Export Profit = total Profit of the Business X Export turnover as defined
in Explanation 2 (IV) of
Section 10A of IT Act
__________________________
Export turnover as defined in
Explanation 2(IV) of Section
10A of the IT Act + domestic
sale proceeds


++ in the instant case, if the deductions on freight, telecommunication and insurance attributable to the delivery of computer software under Section 10A of the IT Act are allowed only in Export Turnover but not from the Total Turnover then, it would give rise to inadvertent, unlawful, meaningless and illogical result which would cause grave injustice to the assessee which could have never been the intention of the legislature;

++ even in common parlance, when the object of the formula is to arrive at the profit from export business, expenses excluded from export turnover have to be excluded from total turnover also. Otherwise, any other interpretation makes the formula unworkable and absurd.

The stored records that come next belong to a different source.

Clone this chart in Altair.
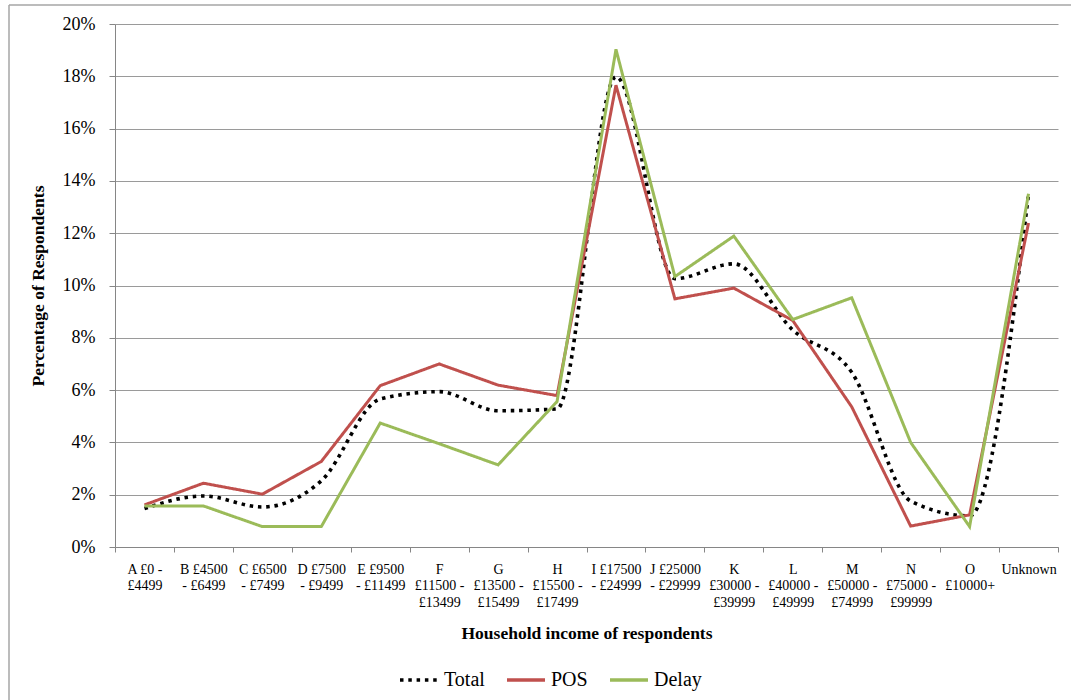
import altair as alt
import pandas as pd

# Income bands (line breaks marked with "|")
categories = [
    "A £0 -|£4499",
    "B  £4500|- £6499",
    "C  £6500|- £7499",
    "D  £7500|- £9499",
    "E  £9500|- £11499",
    "F|£11500 -|£13499",
    "G|£13500 -|£15499",
    "H|£15500 -|£17499",
    "I £17500|- £24999",
    "J  £25000|- £29999",
    "K|£30000 -|£39999",
    "L|£40000 -|£49999",
    "M|£50000 -|£74999",
    "N|£75000 -|£99999",
    "O|£10000+",
    "Unknown",
]

# Share of respondents in each band (%)
total = [1.47, 1.95, 1.53, 2.53, 5.66, 5.94, 5.21, 5.28, 17.98, 10.26, 10.83, 8.3, 6.68, 1.76, 1.19, 13.5]
pos = [1.61, 2.44, 2.02, 3.27, 6.17, 7.0, 6.19, 5.79, 17.66, 9.49, 9.9, 8.66, 5.36, 0.80, 1.23, 12.39]
delay = [1.57, 1.57, 0.78, 0.78, 4.74, 3.95, 3.14, 5.56, 19.03, 10.34, 11.89, 8.7, 9.53, 4.0, 0.78, 13.51]

series_names = ["Total", "POS", "Delay"]
series_colors = ["#000000", "#C0504D", "#9BBB59"]
series_dash = [[3.5, 4.8], [1, 0], [1, 0]]

rows = []
for name, vals in zip(series_names, [total, pos, delay]):
    for cat, v in zip(categories, vals):
        rows.append({"band": cat, "series": name, "share": v / 100})
df = pd.DataFrame(rows)

FONT = "Liberation Serif"
W, H = 943, 523

x_enc = alt.X(
    "band:N",
    sort=categories,
    bandPosition=0.5,
    scale=alt.Scale(type="band", paddingInner=0, paddingOuter=0),
    axis=alt.Axis(
        title="Household income of respondents",
        titleFont=FONT,
        titleFontSize=17.5,
        titleFontWeight="bold",
        titleColor="#000000",
        titleX=W / 2,
        titleY=86,
        titleBaseline="middle",
        labelExpr="isValid(datum.value) ? split(datum.value, '|') : ''",
        labelFont=FONT,
        labelFontSize=14,
        labelColor="#000000",
        labelLineHeight=16.7,
        labelAngle=0,
        labelPadding=17,
        labelBaseline="middle",
        tickBand="extent",
        tickSize=5,
        tickColor="#868686",
        domainColor="#868686",
        grid=False,
    ),
)

y_enc = alt.Y(
    "share:Q",
    scale=alt.Scale(domain=[0, 0.2], nice=False, zero=True),
    axis=alt.Axis(
        title="Percentage of Respondents",
        titleFont=FONT,
        titleFontSize=17.5,
        titleFontWeight="bold",
        titleColor="#000000",
        titleX=-77,
        titleY=H / 2,
        titleAngle=270,
        titleBaseline="middle",
        values=[i / 100 for i in range(0, 21, 2)],
        format=".0%",
        labelFont=FONT,
        labelFontSize=18,
        labelColor="#000000",
        labelPadding=14,
        tickSize=6,
        tickColor="#868686",
        domainColor="#868686",
        gridColor="#9a9a9a",
        gridWidth=1,
    ),
)

legend_style = dict(
    title=None,
    orient="none",
    direction="horizontal",
    legendX=283,
    legendY=635,
    symbolType="stroke",
    symbolSize=1444,
    symbolStrokeWidth=3.5,
    labelFont=FONT,
    labelFontSize=20,
    labelColor="#000000",
    labelOffset=4,
    columnPadding=15,
    padding=0,
)

color_enc = alt.Color(
    "series:N",
    scale=alt.Scale(domain=series_names, range=series_colors),
    legend=alt.Legend(**legend_style),
)

dash_enc = alt.StrokeDash(
    "series:N",
    scale=alt.Scale(domain=series_names, range=series_dash),
    legend=alt.Legend(**legend_style),
)

base = alt.Chart(df).encode(x=x_enc, y=y_enc, color=color_enc, strokeDash=dash_enc)

total_line = base.transform_filter(alt.datum.series == "Total").mark_line(
    strokeWidth=3.6, interpolate="monotone"
)
pos_line = base.transform_filter(alt.datum.series == "POS").mark_line(strokeWidth=3)
delay_line = base.transform_filter(alt.datum.series == "Delay").mark_line(strokeWidth=3)

# Frame lines around the chart area
frame = alt.Chart(alt.Data(values=[{}]))
frame_top = frame.mark_rule(color="#a6a6a6", strokeWidth=1.5).encode(
    x=alt.value(-106), x2=alt.value(960), y=alt.value(-19)
)
frame_left = frame.mark_rule(color="#a6a6a6", strokeWidth=1.5).encode(
    x=alt.value(-106), y=alt.value(-19), y2=alt.value(680)
)

chart = (
    alt.layer(frame_top, frame_left, total_line, pos_line, delay_line)
    .properties(
        width=W,
        height=H,
        autosize=alt.AutoSizeParams(type="none"),
        padding={"left": 115, "top": 24, "right": 13, "bottom": 153},
        background="#ffffff",
    )
    .configure_view(stroke=None)
)

chart.save("out.html", embed_options={"renderer": "svg", "actions": False})
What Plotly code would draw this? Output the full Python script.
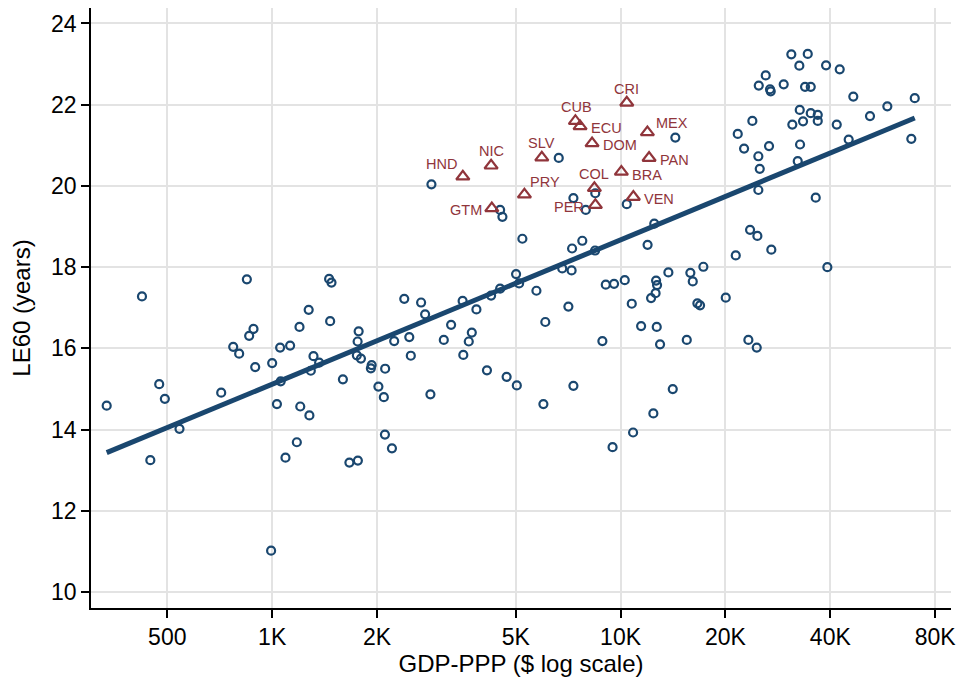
import numpy as np
import plotly.graph_objects as go

# Other countries (GDP-PPP in $, LE60 in years)
gdp_other = [
    335, 423, 447, 474, 492, 542, 714, 773, 804, 846,
    859, 884, 894, 993, 1000, 1032, 1054, 1058, 1092, 1126,
    1177, 1198, 1204, 1273, 1279, 1291, 1314, 1364, 1457, 1480,
    1467, 1596, 1666, 1762, 1750, 1759, 1771, 1798, 1930, 1920,
    2018, 2092, 2110, 2107, 2207, 2240, 2394, 2475, 2500, 2676,
    2748, 2846, 2865, 3109, 3263, 3521, 3537, 3667, 3741, 3857,
    4135, 4250, 4511, 4511, 4580, 4709, 5013, 5114, 5037, 5226,
    5734, 6005, 6081, 6646, 6801, 7083, 7235, 7258, 7322, 7322,
    7765, 7947, 8460, 8449, 8867, 9069, 9485, 9579, 10280, 10418,
    10768, 10862, 11454, 11954, 12234, 12420, 12495, 12603, 12646, 12728,
    12700, 12982, 13716, 14119, 14362, 15488, 15860, 16114, 16612, 16910,
    17285, 20040, 21411, 21694, 22621, 23271, 23532, 23893, 24597, 24697,
    24858, 24858, 24927, 25089, 26101, 26677, 26853, 26977, 27083, 29393,
    30910, 31117, 32250, 32593, 32680, 32745, 33401, 33843, 34456, 35145,
    35145, 36320, 36808, 36808, 38886, 39219, 41730, 42560, 45160, 46560,
    51990, 58300, 68310, 69880,
]
le60_other = [
    14.59, 17.28, 13.25, 15.12, 14.76, 14.02, 14.91, 16.04, 15.87, 17.70,
    16.31, 16.48, 15.54, 11.02, 15.64, 14.63, 16.02, 15.19, 13.31, 16.07,
    13.69, 16.53, 14.57, 16.95, 14.35, 15.45, 15.81, 15.65, 17.71, 17.62,
    16.67, 15.24, 13.19, 13.24, 15.83, 16.17, 16.42, 15.75, 15.59, 15.51,
    15.06, 14.80, 15.50, 13.88, 13.54, 16.18, 17.22, 16.28, 15.82, 17.13,
    16.84, 14.87, 20.04, 16.21, 16.58, 17.17, 15.84, 16.17, 16.39, 16.96,
    15.46, 17.30, 17.47, 19.41, 19.24, 15.30, 17.83, 17.60, 15.09, 18.70,
    17.42, 14.63, 16.65, 20.69, 17.97, 17.03, 17.92, 18.46, 15.08, 19.70,
    18.65, 19.41, 19.82, 18.41, 16.18, 17.57, 13.57, 17.59, 17.68, 19.55,
    17.10, 13.93, 16.55, 18.55, 17.24, 14.40, 19.07, 17.36, 17.67, 17.56,
    16.53, 16.10, 17.87, 15.00, 21.19, 16.21, 17.86, 17.65, 17.11, 17.06,
    18.01, 17.25, 18.29, 21.28, 20.92, 16.21, 18.92, 21.60, 16.02, 18.77,
    20.73, 19.90, 22.47, 20.42, 22.72, 20.98, 22.38, 22.33, 18.43, 22.50,
    23.24, 21.51, 20.61, 22.96, 21.87, 21.02, 21.59, 22.44, 23.25, 22.44,
    21.79, 19.71, 21.75, 21.60, 22.97, 18.00, 21.51, 22.87, 21.14, 22.20,
    21.72, 21.96, 21.16, 22.16,
]

# Latin American countries
latam_codes = ["CRI", "CUB", "ECU", "MEX", "DOM", "SLV", "NIC", "HND",
               "PAN", "BRA", "COL", "PRY", "VEN", "GTM", "PER"]
gdp_latam = [10418, 7419, 7652, 11939, 8283, 5942, 4250, 3526,
             12074, 10053, 8411, 5297, 10882, 4270, 8466]
le60_latam = [22.05, 21.60, 21.47, 21.32, 21.05, 20.70, 20.50, 20.23,
              20.69, 20.35, 19.95, 19.79, 19.73, 19.45, 19.53]

# label placement (style only): anchor, x shift px, y shift px
label_style = {
    "CRI": ("center", 0, 13.5), "CUB": ("center", 1, 14),
    "ECU": ("left", 10, -2), "MEX": ("left", 8, 9),
    "DOM": ("left", 10, -2), "SLV": ("center", 0, 14),
    "NIC": ("center", 0, 14.5), "HND": ("right", -5, 13),
    "PAN": ("left", 9.5, -2), "BRA": ("left", 10, -3),
    "COL": ("center", 0, 13.5), "PRY": ("left", 4.5, 12),
    "VEN": ("left", 9.5, -2), "GTM": ("right", -9, -1.5),
    "PER": ("right", -10.5, -1.7),
}

x_ticks = [500, 1000, 2000, 5000, 10000, 20000, 40000, 80000]
x_ticktext = ["500", "1K", "2K", "5K", "10K", "20K", "40K", "80K"]
y_ticks = [10, 12, 14, 16, 18, 20, 22, 24]

NAVY = "#1a476f"
RED = "#90353b"
FONT = "Liberation Sans, Arial, Helvetica, sans-serif"

# Linear fit of LE60 on log10(GDP)
all_x = np.array(gdp_other + gdp_latam, dtype=float)
all_y = np.array(le60_other + le60_latam, dtype=float)
slope, intercept = np.polyfit(np.log10(all_x), all_y, 1)
fit_x = np.array([all_x.min(), all_x.max()])
fit_y = intercept + slope * np.log10(fit_x)

fig = go.Figure()
fig.add_trace(go.Scatter(
    x=gdp_other, y=le60_other, mode="markers",
    marker=dict(symbol="circle-open", size=8, color=NAVY,
                line=dict(width=2.2, color=NAVY)),
    hoverinfo="x+y", showlegend=False))
fig.add_trace(go.Scatter(
    x=fit_x, y=fit_y, mode="lines",
    line=dict(color=NAVY, width=5), showlegend=False))
fig.add_trace(go.Scatter(
    x=gdp_latam, y=le60_latam, mode="markers",
    marker=dict(symbol="triangle-up-open", size=11.5, color=RED,
                line=dict(width=2.2, color=RED)),
    text=latam_codes, hoverinfo="text+x+y", showlegend=False))

for code, gx, ly in zip(latam_codes, gdp_latam, le60_latam):
    anchor, dx, dy = label_style[code]
    fig.add_annotation(
        x=np.log10(gx), y=ly, xref="x", yref="y", text=code,
        showarrow=False, xanchor=anchor, yanchor="middle",
        xshift=dx, yshift=dy, borderpad=0,
        font=dict(family=FONT, size=14.5, color=RED))

fig.update_layout(
    width=963, height=679,
    margin=dict(l=91, r=12, t=8, b=71),
    paper_bgcolor="white", plot_bgcolor="white",
    font=dict(family=FONT, color="black", size=24),
)
fig.update_xaxes(
    type="log", range=[np.log10(302), np.log10(88800)],
    tickvals=x_ticks, ticktext=x_ticktext,
    tickfont=dict(size=23, family=FONT, color="black"),
    ticks="outside", ticklen=8, tickwidth=1.5, tickcolor="black",
    showline=True, linecolor="black", linewidth=1.5, mirror=False,
    showgrid=True, gridcolor="#e3e3e3", gridwidth=1.5, zeroline=False,
    title=dict(text="GDP-PPP ($ log scale)", font=dict(size=24, family=FONT),
               standoff=2),
    automargin=False,
)
fig.update_yaxes(
    range=[9.61, 24.38], tickvals=y_ticks,
    tickfont=dict(size=23, family=FONT, color="black"),
    ticks="outside", ticklen=8, tickwidth=1.5, tickcolor="black",
    showline=True, linecolor="black", linewidth=1.5, mirror=False,
    showgrid=True, gridcolor="#e3e3e3", gridwidth=1.5, zeroline=False,
    title=dict(text="LE60 (years)", font=dict(size=24, family=FONT),
               standoff=14),
    automargin=False,
)

fig.write_html(
    "out.html",
    config={"displayModeBar": False},
    post_script="document.body.style.margin='0';document.body.style.overflow='hidden';",
)
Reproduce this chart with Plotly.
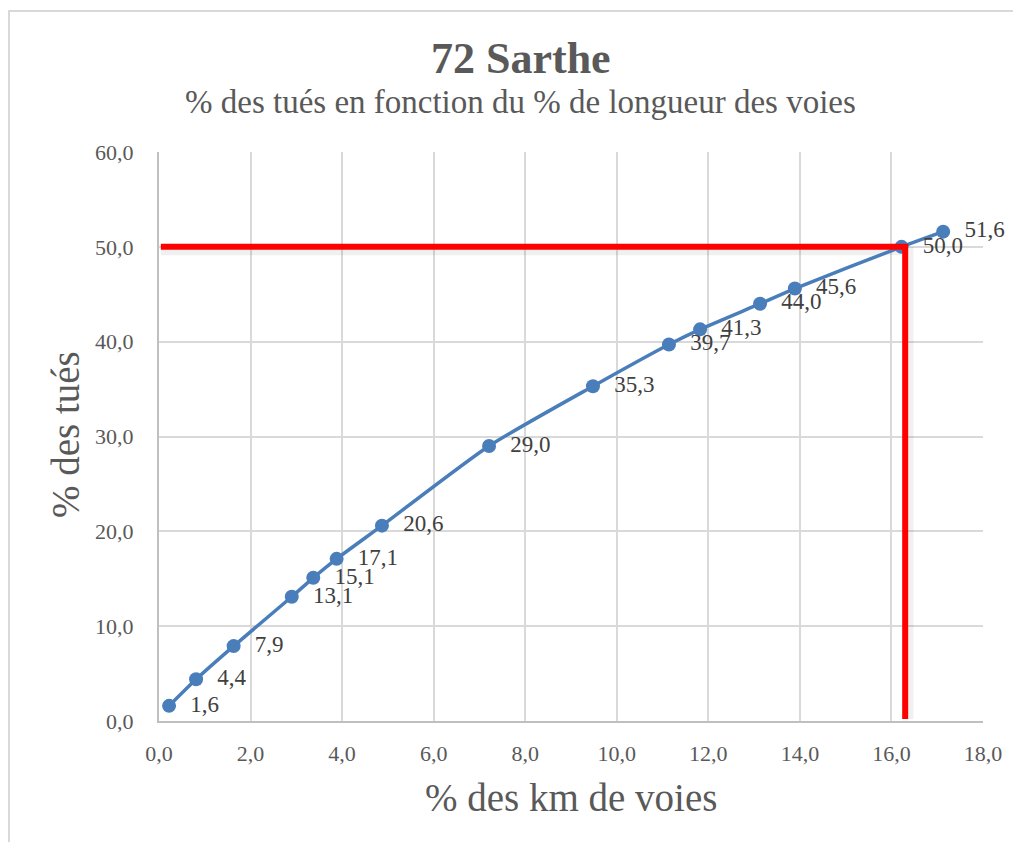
import plotly.graph_objects as go

# Data
km_pct = [0.22, 0.81, 1.63, 2.90, 3.37, 3.88, 4.87, 7.21, 9.48, 11.14, 11.82, 13.13, 13.89, 16.22, 17.13]
tues_pct = [1.6, 4.4, 7.9, 13.1, 15.1, 17.1, 20.6, 29.0, 35.3, 39.7, 41.3, 44.0, 45.6, 50.0, 51.6]

threshold_y = 50.0
threshold_x = 16.3

title_text = "72 Sarthe"
subtitle_text = "% des tués en fonction du % de longueur des voies"
x_title = "% des km de voies"
y_title = "% des tués"

FONT = "Liberation Serif"
GREY = "#595959"
BLUE = "#4a7ebb"

# page body has an 8px margin: compensate
OFF = 8
W, H = 1021 - OFF, 842 - OFF
L, R, T, B = 159 - OFF, 38, 152 - OFF, 121
PW, PH = W - L - R, H - T - B


def px_x(px):
    return (px - OFF - L) / PW


def px_y(py):
    return (H - B - (py - OFF)) / PH


fig = go.Figure()

# Red reference lines (soft shadow first)
fig.add_trace(go.Scatter(
    x=[0.04, threshold_x + 0.05], y=[threshold_y - 0.4, threshold_y - 0.4],
    mode="lines", line=dict(color="rgba(0,0,0,0.06)", width=9),
    hoverinfo="skip", showlegend=False, cliponaxis=False))
fig.add_trace(go.Scatter(
    x=[threshold_x + 0.08, threshold_x + 0.08], y=[threshold_y, 0.2],
    mode="lines", line=dict(color="rgba(0,0,0,0.06)", width=9),
    hoverinfo="skip", showlegend=False, cliponaxis=False))

fig.add_trace(go.Scatter(
    x=km_pct, y=tues_pct, mode="lines+markers+text",
    line=dict(color=BLUE, width=3.5, shape="spline", smoothing=0.6),
    marker=dict(color=BLUE, size=14),
    text=["  " + f"{v:.1f}".replace(".", ",") for v in tues_pct],
    textposition="middle right",
    textfont=dict(family=FONT, size=23, color="#404040"),
    showlegend=False, cliponaxis=False))

fig.add_trace(go.Scatter(
    x=[0.04, threshold_x + 0.05], y=[threshold_y, threshold_y],
    mode="lines", line=dict(color="#ff0000", width=6),
    hoverinfo="skip", showlegend=False, cliponaxis=False))
fig.add_trace(go.Scatter(
    x=[threshold_x, threshold_x], y=[threshold_y + 0.3, 0.2],
    mode="lines", line=dict(color="#ff0000", width=6),
    hoverinfo="skip", showlegend=False, cliponaxis=False))

axis_common = dict(
    showgrid=True, gridcolor="#d9d9d9", gridwidth=2,
    showline=True, linecolor="#bfbfbf", linewidth=2,
    ticks="", tickfont=dict(family=FONT, size=22, color=GREY),
    tickformat=".1f", zeroline=False, fixedrange=True,
)

fig.update_xaxes(range=[0, 18], dtick=2, tick0=0, ticklabelstandoff=12, **axis_common)
fig.update_yaxes(range=[0, 60], dtick=10, tick0=0, ticklabelstandoff=19, **axis_common)

fig.update_layout(
    width=W, height=H,
    margin=dict(l=L, r=R, t=T, b=B),
    paper_bgcolor="white", plot_bgcolor="white",
    separators=", ",
    font=dict(family=FONT, color=GREY),
    shapes=[dict(type="rect", xref="paper", yref="paper",
                 x0=px_x(9), x1=px_x(1040), y0=px_y(860), y1=px_y(11),
                 line=dict(color="#d9d9d9", width=2), layer="below")],
    annotations=[
        dict(text=f"<b>{title_text}</b>", xref="paper", yref="paper",
             x=px_x(521), y=px_y(58), showarrow=False, xanchor="center", yanchor="middle",
             font=dict(family=FONT, size=44, color=GREY)),
        dict(text=subtitle_text, xref="paper", yref="paper",
             x=px_x(520), y=px_y(102), showarrow=False, xanchor="center", yanchor="middle",
             font=dict(family=FONT, size=33, color=GREY)),
        dict(text=x_title, xref="paper", yref="paper",
             x=px_x(571), y=px_y(797), showarrow=False, xanchor="center", yanchor="middle",
             font=dict(family=FONT, size=39, color=GREY)),
        dict(text=y_title, xref="paper", yref="paper",
             x=px_x(65), y=px_y(435), showarrow=False, xanchor="center", yanchor="middle",
             textangle=-90, font=dict(family=FONT, size=39, color=GREY)),
    ],
)

fig.write_html("out.html")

Hence, we are satisfied that such deduction shall be allowed from the total turnover in same proportion as well;

++ on the issue of expenses on technical services provided outside, we have to follow the same principle of interpretation as followed in the case of expenses of freight, telecommunication etc., otherwise the formula of calculation would be futile. Hence, in the same way, expenses incurred in foreign exchange for providing the technical services outside shall be allowed to exclude from the total turnover.